S'agissant des frais de restauration, la Commission a longtemps eu une position très restrictive : ils ne pouvaient être intégrés que s'il était prouvé que le candidat avait invité des personnes pour les convaincre. L'invitation de son équipe au restaurant n'entrait donc pas dans ce champ. Un arrêt d'avril 2009, autorisant un buffet pour des militants déjà convaincus, lui a donné tort.

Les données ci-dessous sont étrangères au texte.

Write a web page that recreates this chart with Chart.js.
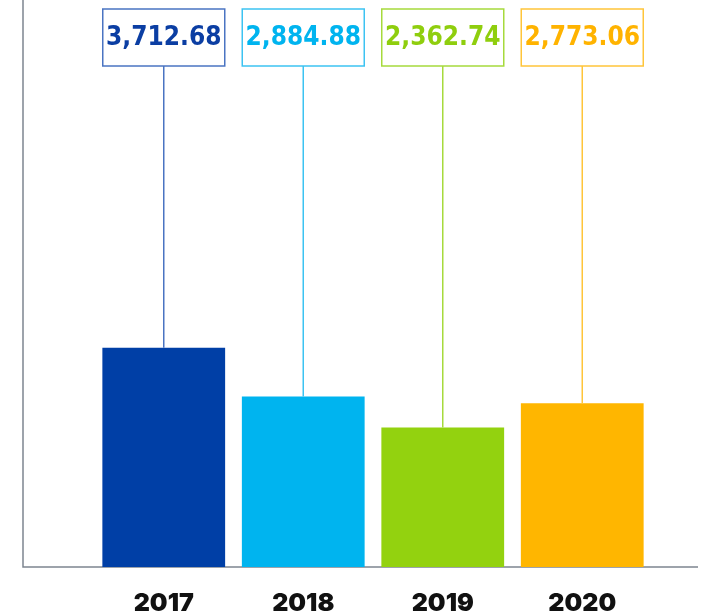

La Commission a adopté une position nuancée sur les intérêts d'emprunt des partis politiques : ils pouvaient figurer aux comptes de campagne s'ils visaient à financer la campagne d'un candidat, mais non si le parti prêtait ensuite des fonds à ce candidat. En effet, les campagnes sont financées publiquement, au travers des partis, et le contribuable n'a pas à payer deux fois. De la même manière, le parti ne peut refacturer au candidat l'occupation de locaux ou l'utilisation de personnels fixes. La Commission n'a pas été suivie par le juge dans cette interprétation. Désormais, les candidats invitent leurs soutiens à donner au parti et non à leur compte, ce qui permet en outre de donner davantage. Un risque nouveau est apparu.

Les dépenses engagées pour obtenir l'investiture du parti ne sont pas considérées comme électorales, en revanche celles engagées contre un candidat peuvent l'être lorsqu'il n'existe que deux candidats et que ce positionnement amène à favoriser l'un des deux.

Une dépense électorale est-elle nécessairement remboursable ? Certaines, figurant dans le compte, financent des actions illégales telles que l'affichage sauvage. Si le fait est prouvé, elles ne doivent pas être remboursées. Qu'en est-il des gadgets et t-shirts distribués ? De nature indiscutablement électorale, ils ne participent pas au débat politique. La Commission estime qu'elle ne doit pas autoriser leur remboursement lorsque leur montant est trop élevé.

3. Rôle du juge de l'élection

Le juge électoral n'est pas un juge de plein contentieux : il doit seulement se prononcer sur l'éligibilité du candidat, et n'a pas compétence pour contester une décision de la Commission.

En cas de contestation sur le bienfondé de la décision, le candidat doit saisir à nouveau la Commission, et parfois aller jusqu'au recours contentieux classique, ce qui implique des frais élevés. Nombre de candidats ne se lancent donc pas dans cette démarche. Dès lors, ne serait-il pas envisageable de permettre au candidat un recours pour excès de pouvoir en lieu et place d'un contentieux ? Il peut par ailleurs advenir qu'un candidat, dont le compte a été accepté par la Commission, soit sanctionné par le Conseil. Déclaré inéligible, il bénéficie néanmoins d'un remboursement de son compte car le juge ne peut se substituer à la décision de la Commission.

Ces deux cas de figure posent la question du pouvoir d'interprétation de la Commission. La création de la notion de dépenses non remboursable montre qu'elle peut dépasser son rôle, mais le juge adopte souvent une position très restrictive. Il en est allé ainsi lorsque la Commission a suggéré qu'un non respect des obligations légales (ou la répétition trois années d'affilée des mêmes réserves de la part des Commissaires aux comptes) n'entraîne que la perte de l'avantage fiscal et de la possibilité pour le mandataire d'accorder des dons. Hier, le Conseil d'Etat a considéré que ce positionnement outrepassait les pouvoirs de la Commission.